This is the third Steve Berry novel I have read, and, unusually for me I have read them not in the chronological sequence that I usually read in. First up I was very impressed with his “The Romanov Prophecy” (2007) which I polished off not long after it came out. In those days I was not so meticulous about reviewing what I had read and it did slip through the net, but I remember enjoying this blend of fact and fiction. I wasn’t such a big fan of “The Venetian Betrayal”(2008). This was the third in the series of his Cotton Malone books and it felt like it was a mid-series book. It fell head-first into the hokum category that “The Romanovs” avoided. There were characters I cared little about and it took me quite a while to return to Berry. “The Amber Room” an earlier novel, is not quite up to his best but is a distinct improvement on the disappointment that was “The Venetian Betrayal”.
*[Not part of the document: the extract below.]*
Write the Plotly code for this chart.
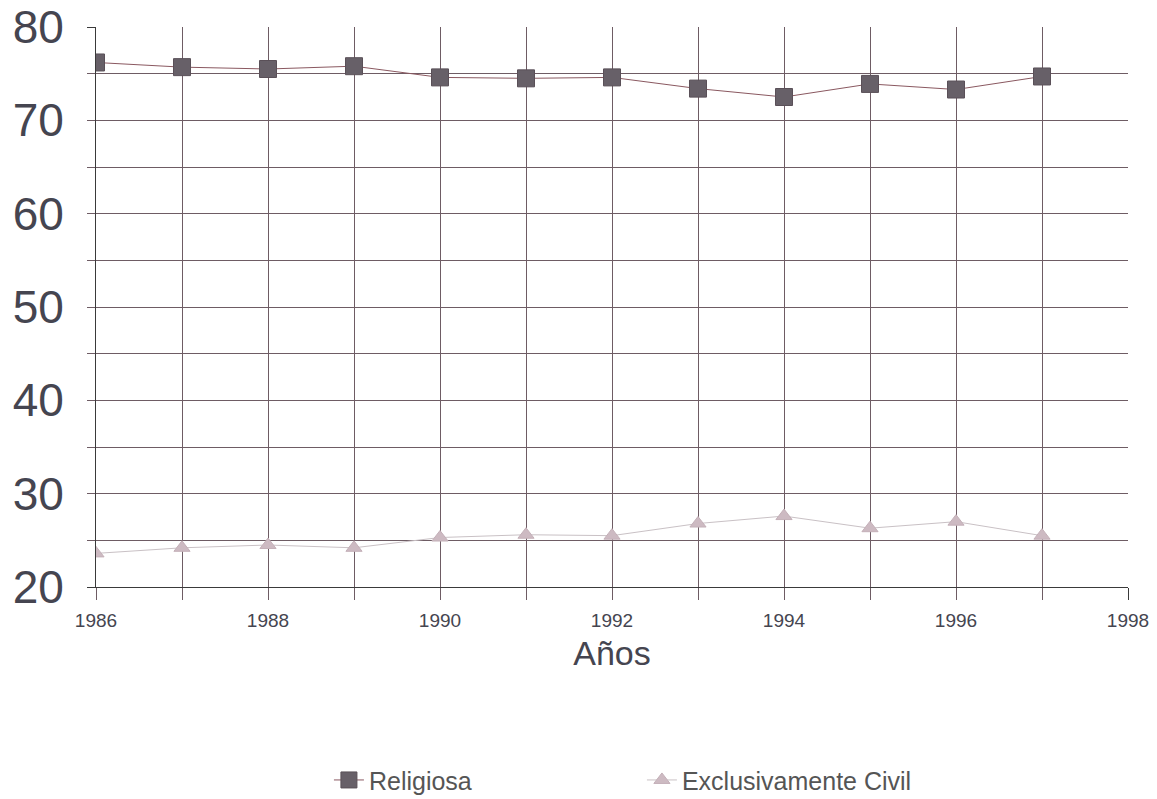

This is a stand-alone rather than a series novel. I didn’t actually know anything about “The Amber Room” (the room rather than the book). It was a Russian treasure of amber panelling from St Catherine’s Palace, taken by the Nazis and lost at some point. Seems an ideal starting point for an adventure genre novel! The stolen Nazi treasure plot-line features an American judge, Rachel Cutler, and her lawyer ex-husband who get dragged into the search for the amber room because of family connections. There are a couple of cartoonish baddies (one male, one female) employed by art collecting families and these are in competition with one another to discover the location of the panelling and will kill those who get in their way.
It reads well and like “The Romanov Prophecy” (which I think might be due for a re-read) there is a good blend of fact and fiction but without that little extra sparkle which made that book superior to this.